= Freiheitssatz =

Result in the presentation theory of mathematical groups

In mathematics, the Freiheitssatz (German: "freedom/independence theorem": Freiheit + Satz) is a result in the presentation theory of groups, stating that certain subgroups of a one-relator group are free groups.

==Statement==
Consider a group presentation
$G = \langle x_{1}, \dots, x_{n} | r = 1 \rangle$
given by n generators x_{i} and a single cyclically reduced relator r. If x_{1} appears in r, then (according to the freiheitssatz) the subgroup of G generated by x_{2}, ..., x_{n} is a free group, freely generated by x_{2}, ..., x_{n}. In other words, the only relations involving x_{2}, ..., x_{n} are the trivial ones.

==History==
The result was proposed by the German mathematician Max Dehn and proved by his student, Wilhelm Magnus, in his doctoral thesis.
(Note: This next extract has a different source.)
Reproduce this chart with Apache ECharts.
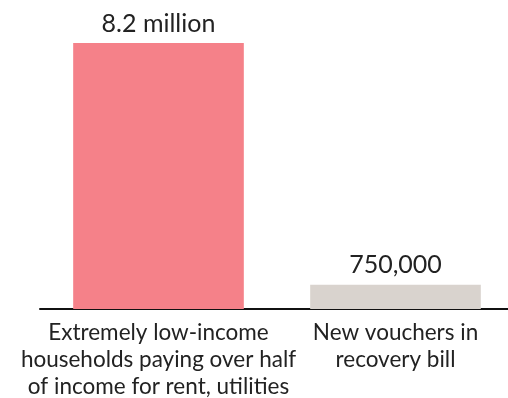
<!DOCTYPE html>
<html><head><meta charset="utf-8">
<script src="https://cdn.jsdelivr.net/npm/echarts@6/dist/echarts.min.js"></script>
<style>html,body{margin:0;padding:0;background:#fff}#c{width:508px;height:398px}</style>
</head><body><div id="c"></div>
<script>
const categories = ["Extremely low-income\nhouseholds paying over half\nof income for rent, utilities", "New vouchers in\nrecovery bill"];
const values = [8200000, 750000];
const valueLabels = ["8.2 million", "750,000"];
const colors = ["#F58189", "#D9D3CE"];

const chart = echarts.init(document.getElementById('c'));
chart.setOption({
  animation: false,
  grid: {left: 40, width: 474, top: 43, bottom: 89, containLabel: false, outerBoundsMode: 'none'},
  xAxis: {
    type: 'category', data: categories,
    axisLine: {lineStyle: {color: '#111', width: 2}},
    axisTick: {show: false},
    axisLabel: {interval: 0, color: '#222', fontFamily: 'Lato', fontSize: 22.5, lineHeight: 27, margin: 10}
  },
  yAxis: {type: 'value', min: 0, max: 8200000, show: false, splitLine: {show: false}},
  series: [{
    type: 'bar', barWidth: '72%',
    data: values.map((v, i) => ({value: v, itemStyle: {color: colors[i]}})),
    label: {show: true, position: 'top', distance: 7, color: '#222', fontFamily: 'Lato', fontSize: 25,
      formatter: p => valueLabels[p.dataIndex]}
  }]
});
</script></body></html>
Although Dehn expected Magnus to find a topological proof, Magnus instead found a proof based on mathematical induction and amalgamated products of groups. Different induction-based proofs were given later by Lyndon (1972) and Weinbaum (1972).

==Significance==
The Freiheitssatz has become "the cornerstone of one-relator group theory", and motivated the development of the theory of amalgamated products. It also provides an analogue, in non-commutative group theory, of certain results on vector spaces and other commutative groups.